Otherwise, $||\hat y||^2$ will contribute enough to $\hat\sigma_2^2$ to cause the multiple to be less than $1.$
When $a=0,$ that tells the entire story. When $a\ne 0,$ the numerator of the $t$ statistic also changes from $\mathbf c^\prime \hat\beta - a$ to $\mathbf c^\prime \hat \beta - 2a.$ This could equal anything, depending on the value of $a.$
This is enough analysis to produce illustrative examples. Perhaps the most delicate is the first case, where the $t$ statistic increases. The best chance of creating such an example is when $n-k$ is tiny compared to $2n-k$ and the predicted vector $\hat y$ is tiny. Consider, then, these data:
$$x = (1, 2, \ldots, n)^\prime;\quad y = (-n/2, 1, 1, \ldots, 1, 1/n - n/2)^\prime.$$
When $n=3,$ for instance, $\hat\beta = (-8/9, 1/6)$ and the corresponding $t$ statistics (to compare each coefficient of $\hat\beta$ to $0$) are $-0.305$ and $0.124.$ However, $\hat\beta_2 = (-4/9, 1/12)$ and the $t$ statistics are $-0.405$ and $0.164,$ respectively: they increased in magnitude.
This is apparent in the plot: introducing the second set of zero values for the response $y$ introduces a typical conditional spread of length about $1$ between the $y$ values, which is smaller than one would estimate based on the original (gray) values alone (equal to $1.905$).
Otherwise, when the new zero values of $y$ are far from what would originally be predicted, they increase the estimated error variance and thereby decrease the magnitudes of any $t$ statistics for comparing the coefficients to zero.

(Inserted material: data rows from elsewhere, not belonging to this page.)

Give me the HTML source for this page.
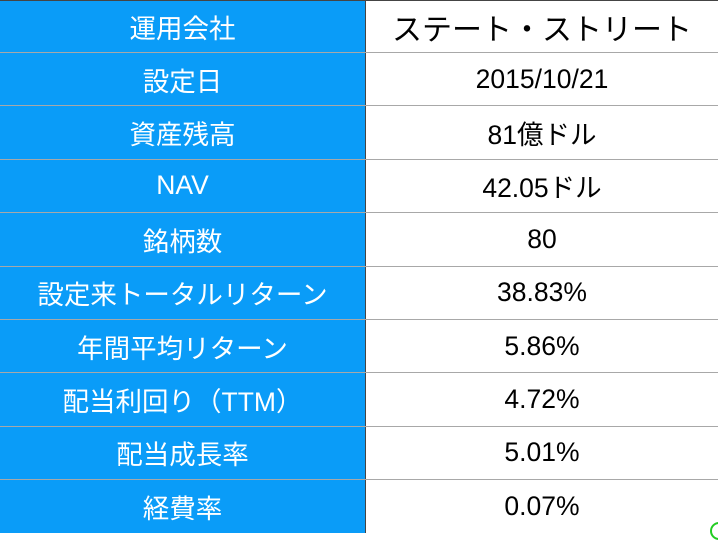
<!DOCTYPE html><html><head><meta charset="utf-8"><style>
body{margin:0;width:718px;height:532px;overflow:hidden;background:#fff;font-family:"Liberation Sans","Noto Sans CJK JP",sans-serif}
.t{position:absolute;left:0;top:0;width:718px;border-top:1px solid #444}
.r{position:relative;height:52.4px;border-bottom:1px solid #a8a8a8;display:flex}
.l{width:365px;background:#0a9cf8;color:#fff;font-size:26.5px;display:flex;align-items:center;justify-content:center;border-right:1px solid #444}
.v{flex:1;color:#000;font-size:26.5px;display:flex;align-items:center;justify-content:center}
</style></head><body><div class="t">
<div class="r" style="height:51px"><div class="l">運用会社</div><div class="v" style="font-size:30px">ステート・ストリート</div></div>
<div class="r"><div class="l">設定日</div><div class="v">2015/10/21</div></div>
<div class="r"><div class="l">資産残高</div><div class="v">81億ドル</div></div>
<div class="r"><div class="l">NAV</div><div class="v">42.05ドル</div></div>
<div class="r"><div class="l">銘柄数</div><div class="v">80</div></div>
<div class="r"><div class="l">設定来トータルリターン</div><div class="v">38.83%</div></div>
<div class="r"><div class="l">年間平均リターン</div><div class="v">5.86%</div></div>
<div class="r"><div class="l">配当利回り（TTM）</div><div class="v">4.72%</div></div>
<div class="r"><div class="l">配当成長率</div><div class="v">5.01%</div></div>
<div class="r" style="height:53px;border-bottom:none"><div class="l">経費率</div><div class="v">0.07%</div></div>
</div>
<div style="position:absolute;left:710px;top:522px;width:14px;height:14px;border:2px solid #2c2;border-radius:50%"></div>
</body></html>
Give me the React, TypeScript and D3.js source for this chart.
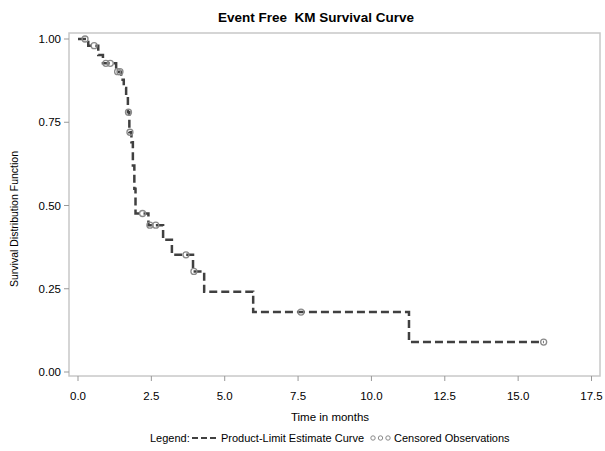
import React from "react";
import * as d3 from "d3";

const stepTimes = [0, 0.35, 0.69, 0.85, 1.3, 1.47, 1.56, 1.64, 1.7, 1.75, 1.82, 1.87, 1.92, 1.96, 2.4, 2.9, 3.2, 3.92, 4.3, 5.97, 11.28];
const survival = [1.0, 0.98, 0.952, 0.927, 0.902, 0.878, 0.853, 0.829, 0.78, 0.72, 0.69, 0.62, 0.55, 0.476, 0.441, 0.397, 0.352, 0.302, 0.241, 0.18, 0.09];
const endTime = 15.87;
const censoredTimes = [0.24, 0.55, 0.95, 1.1, 1.35, 1.43, 1.72, 1.77, 2.2, 2.45, 2.65, 3.68, 3.95, 7.6, 15.87];
const xTicks = [0, 2.5, 5, 7.5, 10, 12.5, 15, 17.5];
const yTicks = [0, 0.25, 0.5, 0.75, 1.0];

const W = 605, H = 451;
const font = "Arial, 'Liberation Sans', sans-serif";

export default function App() {
  const x = d3.scaleLinear().domain([0, 17.5]).range([78, 591.5]);
  const y = d3.scaleLinear().domain([0, 1]).range([372, 39]);
  const frame = { left: 69, right: 600, top: 33, bottom: 376 };

  const pts: [number, number][] = stepTimes.map((t, i) => [t, survival[i]]);
  pts.push([endTime, survival[survival.length - 1]]);
  const line = d3.line<[number, number]>()
    .x(d => x(d[0]))
    .y(d => y(d[1]))
    .curve(d3.curveStepAfter);

  const survAt = (t: number) => {
    const i = d3.bisectRight(stepTimes, t) - 1;
    return survival[Math.max(0, i)];
  };

  const curveColor = "#404040";
  const circColor = "#8a8a8a";

  return (
    <div style={{ position: "fixed", left: 0, top: 0 }}>
      <svg width={W} height={H} style={{ display: "block", background: "#fff" }} fontFamily={font}>
        <text x={316} y={22} textAnchor="middle" fontSize={13.5} fontWeight="bold" style={{ whiteSpace: "pre" }}>
          {"Event Free  KM Survival Curve"}
        </text>
        <rect x={frame.left} y={frame.top} width={frame.right - frame.left} height={frame.bottom - frame.top}
          fill="none" stroke="#c8c8c8" strokeWidth={1.5} />
        {yTicks.map(t => (
          <g key={"y" + t}>
            <line x1={frame.left - 5} x2={frame.left} y1={y(t)} y2={y(t)} stroke="#999" strokeWidth={1} />
            <text x={61} y={y(t) + 4} textAnchor="end" fontSize={11.5}>{d3.format(".2f")(t)}</text>
          </g>
        ))}
        {xTicks.map(t => (
          <g key={"x" + t}>
            <line x1={x(t)} x2={x(t)} y1={frame.bottom} y2={frame.bottom + 5} stroke="#999" strokeWidth={1} />
            <text x={x(t)} y={400} textAnchor="middle" fontSize={11.5}>{d3.format(".1f")(t)}</text>
          </g>
        ))}
        <text transform={`translate(18,219) rotate(-90)`} textAnchor="middle" fontSize={11.5}
          textLength={136} lengthAdjust="spacingAndGlyphs">Survival Distribution Function</text>
        <text x={330} y={421} textAnchor="middle" fontSize={11.5}>Time in months</text>

        <path d={line(pts) || ""} fill="none" stroke={curveColor} strokeWidth={2.5} strokeDasharray="8,4" />
        {censoredTimes.map((t, i) => (
          <circle key={"c" + i} cx={x(t)} cy={y(survAt(t))} r={3} fill="none" stroke={circColor} strokeWidth={1.3} />
        ))}

        <g fontSize={11}>
          <text x={150} y={442}>Legend:</text>
          <line x1={192} x2={218} y1={438} y2={438} stroke={curveColor} strokeWidth={2} strokeDasharray="6,3" />
          <text x={221} y={442}>Product-Limit Estimate Curve</text>
          {[373, 380.5, 388].map(cx => (
            <circle key={cx} cx={cx} cy={438} r={2.2} fill="none" stroke={circColor} strokeWidth={1} />
          ))}
          <text x={394} y={442}>Censored Observations</text>
        </g>
      </svg>
    </div>
  );
}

In this example the original gray points nearly line up, producing a tiny estimated error variance and thereby creating a large $t$ statistic for the slope. Upon introducing the (red) zero values, the error estimate grows from $0.1$ to over $1,$ thereby decreasing the t-statistic for the slope by over an order of magnitude.